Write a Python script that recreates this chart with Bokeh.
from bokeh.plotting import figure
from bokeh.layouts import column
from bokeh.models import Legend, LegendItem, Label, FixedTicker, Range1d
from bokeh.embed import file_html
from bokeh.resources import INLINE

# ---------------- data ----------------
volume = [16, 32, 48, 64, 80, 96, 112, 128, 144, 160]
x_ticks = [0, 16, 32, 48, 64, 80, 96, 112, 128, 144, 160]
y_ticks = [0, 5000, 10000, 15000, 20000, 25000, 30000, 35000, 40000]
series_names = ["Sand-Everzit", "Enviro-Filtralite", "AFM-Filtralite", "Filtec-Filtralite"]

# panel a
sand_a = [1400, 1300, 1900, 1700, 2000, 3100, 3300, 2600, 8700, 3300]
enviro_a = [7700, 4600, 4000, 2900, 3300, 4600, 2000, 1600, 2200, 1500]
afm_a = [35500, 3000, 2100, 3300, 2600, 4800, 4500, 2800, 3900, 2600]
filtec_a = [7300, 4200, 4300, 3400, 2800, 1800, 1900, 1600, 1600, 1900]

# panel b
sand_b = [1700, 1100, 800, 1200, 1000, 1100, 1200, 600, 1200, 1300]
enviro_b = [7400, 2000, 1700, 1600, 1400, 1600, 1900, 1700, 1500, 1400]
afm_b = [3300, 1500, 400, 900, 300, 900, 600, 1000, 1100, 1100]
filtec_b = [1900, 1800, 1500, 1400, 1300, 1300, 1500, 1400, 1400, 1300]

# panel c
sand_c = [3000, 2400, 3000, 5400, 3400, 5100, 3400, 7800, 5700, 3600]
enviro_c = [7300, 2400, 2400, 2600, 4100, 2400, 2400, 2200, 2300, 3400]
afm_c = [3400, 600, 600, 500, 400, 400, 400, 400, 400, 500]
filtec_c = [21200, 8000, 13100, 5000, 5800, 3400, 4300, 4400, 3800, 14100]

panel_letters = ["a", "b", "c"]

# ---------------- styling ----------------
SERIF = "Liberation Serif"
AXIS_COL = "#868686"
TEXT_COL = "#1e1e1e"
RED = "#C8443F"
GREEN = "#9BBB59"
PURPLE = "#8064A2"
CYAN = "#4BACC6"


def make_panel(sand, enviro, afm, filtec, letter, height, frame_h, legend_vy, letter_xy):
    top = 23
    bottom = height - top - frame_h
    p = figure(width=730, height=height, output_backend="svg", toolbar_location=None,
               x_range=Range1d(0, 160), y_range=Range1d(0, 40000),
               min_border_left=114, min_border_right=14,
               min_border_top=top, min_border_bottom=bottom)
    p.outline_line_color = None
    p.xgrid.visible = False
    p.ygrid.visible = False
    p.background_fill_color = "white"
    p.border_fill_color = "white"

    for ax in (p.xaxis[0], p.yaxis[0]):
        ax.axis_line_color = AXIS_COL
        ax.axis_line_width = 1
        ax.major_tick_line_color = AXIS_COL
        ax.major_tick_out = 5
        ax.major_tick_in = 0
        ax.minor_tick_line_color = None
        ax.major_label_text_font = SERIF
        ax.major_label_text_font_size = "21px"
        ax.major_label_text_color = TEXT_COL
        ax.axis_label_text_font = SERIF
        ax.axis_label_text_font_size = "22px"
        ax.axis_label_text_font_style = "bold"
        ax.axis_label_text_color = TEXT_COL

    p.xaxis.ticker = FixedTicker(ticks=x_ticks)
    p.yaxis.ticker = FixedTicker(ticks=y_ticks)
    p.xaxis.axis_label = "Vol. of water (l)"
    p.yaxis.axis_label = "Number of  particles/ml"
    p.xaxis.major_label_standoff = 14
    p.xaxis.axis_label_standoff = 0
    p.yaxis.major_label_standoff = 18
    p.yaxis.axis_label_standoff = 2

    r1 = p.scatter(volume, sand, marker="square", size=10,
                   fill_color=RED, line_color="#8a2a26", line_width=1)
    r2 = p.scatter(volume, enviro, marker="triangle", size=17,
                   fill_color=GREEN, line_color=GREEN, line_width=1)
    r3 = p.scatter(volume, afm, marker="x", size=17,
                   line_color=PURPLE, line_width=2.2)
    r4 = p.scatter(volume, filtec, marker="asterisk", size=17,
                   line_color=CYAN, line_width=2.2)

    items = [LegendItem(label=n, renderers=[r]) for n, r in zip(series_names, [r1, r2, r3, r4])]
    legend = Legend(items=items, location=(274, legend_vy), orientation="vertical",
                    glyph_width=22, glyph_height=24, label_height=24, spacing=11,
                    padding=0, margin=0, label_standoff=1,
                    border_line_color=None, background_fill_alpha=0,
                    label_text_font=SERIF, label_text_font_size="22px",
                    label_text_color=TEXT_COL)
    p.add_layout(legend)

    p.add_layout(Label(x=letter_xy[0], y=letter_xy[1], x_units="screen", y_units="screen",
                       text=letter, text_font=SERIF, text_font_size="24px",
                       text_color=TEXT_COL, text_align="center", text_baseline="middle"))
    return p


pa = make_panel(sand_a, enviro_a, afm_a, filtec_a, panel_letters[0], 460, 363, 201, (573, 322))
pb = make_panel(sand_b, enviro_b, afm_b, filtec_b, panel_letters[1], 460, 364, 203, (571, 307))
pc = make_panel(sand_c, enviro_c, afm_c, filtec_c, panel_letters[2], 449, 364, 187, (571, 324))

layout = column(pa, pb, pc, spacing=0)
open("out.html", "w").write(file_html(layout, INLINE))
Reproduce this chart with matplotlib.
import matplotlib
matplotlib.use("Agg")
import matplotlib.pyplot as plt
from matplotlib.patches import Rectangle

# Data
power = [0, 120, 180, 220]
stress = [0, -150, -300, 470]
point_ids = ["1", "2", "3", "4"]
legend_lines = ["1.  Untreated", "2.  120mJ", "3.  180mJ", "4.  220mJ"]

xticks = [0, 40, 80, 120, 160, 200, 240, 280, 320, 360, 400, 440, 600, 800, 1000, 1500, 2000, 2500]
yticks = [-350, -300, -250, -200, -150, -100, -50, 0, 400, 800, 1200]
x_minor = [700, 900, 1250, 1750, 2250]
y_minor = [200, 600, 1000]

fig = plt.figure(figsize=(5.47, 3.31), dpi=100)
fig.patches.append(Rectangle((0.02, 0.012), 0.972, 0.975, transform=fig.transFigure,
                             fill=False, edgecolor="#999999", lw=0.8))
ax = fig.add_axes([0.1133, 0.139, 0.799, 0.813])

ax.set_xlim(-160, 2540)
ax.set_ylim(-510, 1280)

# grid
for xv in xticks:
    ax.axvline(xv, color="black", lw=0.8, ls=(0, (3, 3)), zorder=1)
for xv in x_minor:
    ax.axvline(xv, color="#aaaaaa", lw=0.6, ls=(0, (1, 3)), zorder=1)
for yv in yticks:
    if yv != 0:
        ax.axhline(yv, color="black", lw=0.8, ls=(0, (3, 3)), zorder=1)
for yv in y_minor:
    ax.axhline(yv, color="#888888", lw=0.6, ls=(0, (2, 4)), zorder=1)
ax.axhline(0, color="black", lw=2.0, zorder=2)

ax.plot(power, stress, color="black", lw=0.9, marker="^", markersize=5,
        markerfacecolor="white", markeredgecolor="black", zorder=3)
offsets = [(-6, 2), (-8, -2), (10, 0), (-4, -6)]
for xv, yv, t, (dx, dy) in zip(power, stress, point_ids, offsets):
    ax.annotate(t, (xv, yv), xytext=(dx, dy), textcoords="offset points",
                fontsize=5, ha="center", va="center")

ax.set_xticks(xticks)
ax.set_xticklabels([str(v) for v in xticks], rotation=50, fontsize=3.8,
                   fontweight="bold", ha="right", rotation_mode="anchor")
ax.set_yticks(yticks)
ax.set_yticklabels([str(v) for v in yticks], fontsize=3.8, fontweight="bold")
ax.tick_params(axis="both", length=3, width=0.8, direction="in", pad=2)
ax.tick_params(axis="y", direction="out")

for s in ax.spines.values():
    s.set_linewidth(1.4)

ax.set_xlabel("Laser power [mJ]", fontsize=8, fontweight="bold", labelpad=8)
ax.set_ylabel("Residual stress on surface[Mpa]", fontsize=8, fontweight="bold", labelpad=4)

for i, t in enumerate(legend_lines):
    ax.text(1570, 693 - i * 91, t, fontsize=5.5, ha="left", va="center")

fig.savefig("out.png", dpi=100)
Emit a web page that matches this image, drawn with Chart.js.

- **Your instructions**:
Return, please, the lines of the data from the first through the line containing "from bokeh.resources import INLINE", both kept, exactly as they stand and nothing more.

- **Finished answer**:
Write a Python script that recreates this chart with Bokeh.
from bokeh.plotting import figure
from bokeh.layouts import column
from bokeh.models import Legend, LegendItem, Label, FixedTicker, Range1d
from bokeh.embed import file_html
from bokeh.resources import INLINE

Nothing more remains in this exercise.